Tom Brady is hoping to elevate the Tampa Bay Buccaneers’ entire organization during his time in Florida, however long that may be.
The former Patriots quarterback, who spent 20 years in New England, signed a two-year deal with the Bucs in free agency. However, Brady has said that he’d like to play until he was 45. If he does that, he’ll spend three seasons in Tampa Bay.
Brady obviously wants to win and getting a Super Bowl with the Bucs has to be the ultimate goal, but that’s not the main one as he goes to Florida.
The former Patriots quarterback wants to help the organization elevate itself to a new level.
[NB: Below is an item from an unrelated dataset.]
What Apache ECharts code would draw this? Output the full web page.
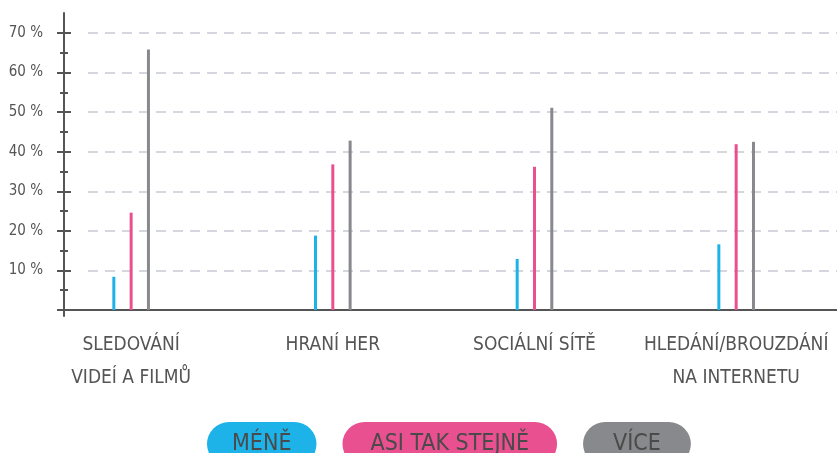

He wants “the standard” to be pushed.
From Peter King’s Football Morning In America:
When Brady finally talked to the Buc braintrust on Wednesday—Licht first, then Arians, in a call that lasted longer than an hour—the strongest impression he left with them had a Belichickian tone. However long he stays in Tampa Bay—two years, three years or more—Brady wants to help the organization push one common goal. “The standard,” he called it. Brady wants to help Arians reinforce his standard of excellence in Tampa. At times during the call, it almost felt like Brady was recruiting them, not the other way around.
If Brady can help the Bucs do that, the winning should come, too.
That’s how it worked in New England, anyway.
Brady leaves the Patriots after 20 seasons, six Super Bowl championships and more than 200 career wins. If he can achieve even a small, small fraction of that in Tampa Bay, it’ll be a huge success.